A brief class discussion will follow. To get students ready for reflection, students will be introduced to their third and final media form: oral recordings on the Internet. Students will listen to a recorded slave narrative (“Voices From the Days of Slavery”) from the U.S. Library of Congress – American Memory website.
Again, students will use their compare/contrast handout, this time comparing and contrasting their oral experience with the previous days’ media texts (film and reading). Students will document their findings in class.
The compare/contrast handout will be collected at the end of class; it will be reviewed to ensure students’ grasp on media literacy, and then returned the next day.
Students will also receive homework: each student will choose one slave narrative from the website to listen to at home, and write a brief reflection on their discoveries (provide questions to guide students).
After: (Days 6-7)
To prepare students for action, reflection and sharing of their learning, begin by returning their compare/contrast handouts. Collect and evaluate their written reflections on online slave narratives. Provide students with a culminating assignment to create their own Slave Narrative, using a medium of their choice, to communicate their ideas.
This is an in-class work period for each student to write and prepare his/her own slave narrative.
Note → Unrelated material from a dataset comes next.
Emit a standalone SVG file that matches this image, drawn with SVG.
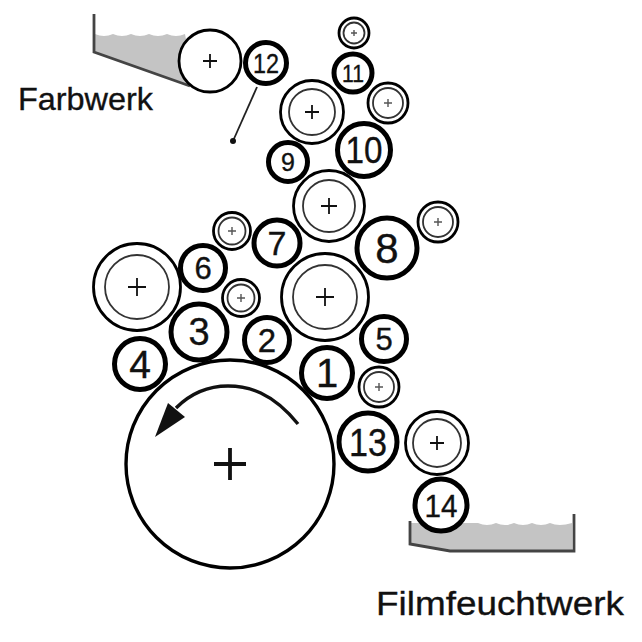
<svg xmlns="http://www.w3.org/2000/svg" width="642" height="642" viewBox="0 0 642 642">
<style>
text{font-family:"Liberation Sans",Arial,sans-serif;fill:#111;stroke:#111;stroke-width:.35}
.n{text-anchor:middle}
.c{fill:#fff;stroke:#000;stroke-width:5}
.o{fill:#fff;stroke:#000;stroke-width:2.8}
.i{fill:none;stroke:#333;stroke-width:1.8}
.p{fill:none;stroke:#111;stroke-width:1.8}
.ps{fill:none;stroke:#555;stroke-width:1.4}
.tray{fill:#c4c4c4;stroke:none}
.wall{fill:none;stroke:#444;stroke-width:2.8}
</style>
<g id="farbwerk-tray">
<path class="tray" d="M95 34q9 4 18 0q9 4 18 0q9 4 18 0q9 4 18 0q9 4 18 0L195 88L95 52Z"/>
<path class="wall" d="M94 14V52L190 86"/>
</g>
<g id="film-tray">
<path class="tray" d="M410 523H478q9 4 18 0q9 4 18 0q9 4 18 0q9 4 18 0q9 4 22 0V550H450L410 544Z"/>
<path class="wall" d="M410 521V544L450 551H574V514"/>
</g>
<g id="connectors">
<path d="M257 87L233 141" fill="none" stroke="#222" stroke-width="1.8"/>
<circle cx="233" cy="141" r="3" fill="#111"/>
</g>
<g id="main"><circle cx="230" cy="464" r="104" fill="#fff" stroke="#000" stroke-width="3.4"/>
<path d="M214 464H246M230 448V480" fill="none" stroke="#111" stroke-width="3.8"/>
<path d="M298 424C272 392 248 386 228 386C208 386 190 394 176 408" fill="none" stroke="#111" stroke-width="3.4"/>
<path d="M155 437L168 403L185 417Z" fill="#111"/></g>
<g id="r-ink"><circle class="o" cx="210" cy="61" r="31"/><path class="p" d="M203 61H217M210 54V68"/></g>
<g id="n12"><circle class="c" cx="266" cy="63" r="20.5"/><text class="n" x="266" y="73" font-size="28" textLength="26" lengthAdjust="spacingAndGlyphs">12</text></g>
<g id="s-a"><circle class="o" cx="354" cy="33" r="15"/><circle class="i" cx="354" cy="33" r="10.5"/><path class="ps" d="M351 33H357M354 30V36"/></g>
<g id="n11"><circle class="c" cx="353" cy="73" r="19"/><text class="n" x="353" y="82" font-size="24" textLength="22" lengthAdjust="spacingAndGlyphs">11</text></g>
<g id="r-a"><circle class="o" cx="312" cy="112" r="31.5"/><circle class="i" cx="312" cy="112" r="23"/><path class="p" d="M305 112H319M312 105V119"/></g>
<g id="s-b"><circle class="o" cx="388" cy="103" r="20"/><circle class="i" cx="388" cy="103" r="15"/><path class="ps" d="M384 103H392M388 99V107"/></g>
<g id="n9"><circle class="c" cx="288" cy="162" r="19.5"/><text class="n" x="288" y="171" font-size="25">9</text></g>
<g id="n10"><circle class="c" cx="364" cy="150" r="26.5"/><text class="n" x="364" y="163" font-size="37" textLength="37" lengthAdjust="spacingAndGlyphs">10</text></g>
<g id="r-b"><circle class="o" cx="329" cy="206" r="35.5"/><circle class="i" cx="329" cy="206" r="26"/><path class="p" d="M321 206H337M329 198V214"/></g>
<g id="s-c"><circle class="o" cx="438" cy="222" r="20"/><circle class="i" cx="438" cy="222" r="15"/><path class="ps" d="M434 222H442M438 218V226"/></g>
<g id="n7"><circle class="c" cx="277" cy="243" r="23"/><text class="n" x="277" y="255" font-size="34">7</text></g>
<g id="n8"><circle class="c" cx="387" cy="248" r="30"/><text class="n" x="387" y="263" font-size="42">8</text></g>
<g id="s-d"><circle class="o" cx="232" cy="231" r="18.5"/><circle class="i" cx="232" cy="231" r="13.5"/><path class="ps" d="M228 231H236M232 227V235"/></g>
<g id="n6"><circle class="c" cx="203" cy="268" r="22.5"/><text class="n" x="203" y="279" font-size="31">6</text></g>
<g id="r-c"><circle class="o" cx="137" cy="287" r="43.5"/><circle class="i" cx="137" cy="287" r="32"/><path class="p" d="M128 287H146M137 278V296"/></g>
<g id="s-e"><circle class="o" cx="241" cy="298" r="18.5"/><circle class="i" cx="241" cy="298" r="13.5"/><path class="ps" d="M237 298H245M241 294V302"/></g>
<g id="r-d"><circle class="o" cx="325" cy="297" r="43.5"/><circle class="i" cx="325" cy="297" r="32"/><path class="p" d="M316 297H334M325 288V306"/></g>
<g id="n3"><circle class="c" cx="199" cy="332" r="28"/><text class="n" x="199" y="345" font-size="38">3</text></g>
<g id="n2"><circle class="c" cx="267" cy="340" r="22.5"/><text class="n" x="267" y="352" font-size="33">2</text></g>
<g id="n4"><circle class="c" cx="140" cy="364" r="25.5"/><text class="n" x="140" y="378" font-size="39">4</text></g>
<g id="n5"><circle class="c" cx="384" cy="339" r="22.5"/><text class="n" x="384" y="350" font-size="31">5</text></g>
<g id="n1"><circle class="c" cx="327" cy="373" r="25.5"/><text class="n" x="327" y="387" font-size="40">1</text></g>
<g id="s-f"><circle class="o" cx="379" cy="387" r="20"/><circle class="i" cx="379" cy="387" r="15"/><path class="ps" d="M375 387H383M379 383V391"/></g>
<g id="n13"><circle class="c" cx="368" cy="442" r="29"/><text class="n" x="368" y="456" font-size="38" textLength="38" lengthAdjust="spacingAndGlyphs">13</text></g>
<g id="r-e"><circle class="o" cx="437" cy="443" r="31.5"/><circle class="i" cx="437" cy="443" r="24"/><path class="p" d="M430 443H444M437 436V450"/></g>
<g id="n14"><circle class="c" cx="441" cy="505" r="26"/><text class="n" x="441" y="517" font-size="32" textLength="33" lengthAdjust="spacingAndGlyphs">14</text></g>
<text x="18" y="110" font-size="32" textLength="135" lengthAdjust="spacingAndGlyphs">Farbwerk</text>
<text x="376" y="615" font-size="34" textLength="248" lengthAdjust="spacingAndGlyphs">Filmfeuchtwerk</text>
</svg>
Part of the assignment will require a reflection on why the student chose that particular medium to communicate his/her ideas, and how the media form effects the message.
The teacher will set the timeline and due date for the evaluation. Students will share their creations, and the class will wrap up the unit with a discussion.
In the following days, the teacher will link the oral history to other in-class assignments on the written word, the literature study of Beloved and more on Black History month.
Media reflection with Slave Narrative: (provide this for students)
Write a brief reflection based on how you integrated media into your own Slave Narrative. Use the Media Triangle and Key Concepts handouts to assist you. Use some of these questions as a guide to your reflection:
- What media text did you create to convey your message?
- Why did you choose this form?
- How did you use images, sounds, graphics and words (media “languages”) to help you construct meaning?
- How did you use media effectively to communicate your ideas?
- How did your analyses of other media texts (slave narratives through literature, documentaries, oral histories online) help you to create your own media text?
- What is the purpose and intended audience for your media text?
- What are the overt and implied messages?
- What audience response(s) do you expect your media text to get?
- Which of your strengths and/or weaknesses did you experience when producing this media text?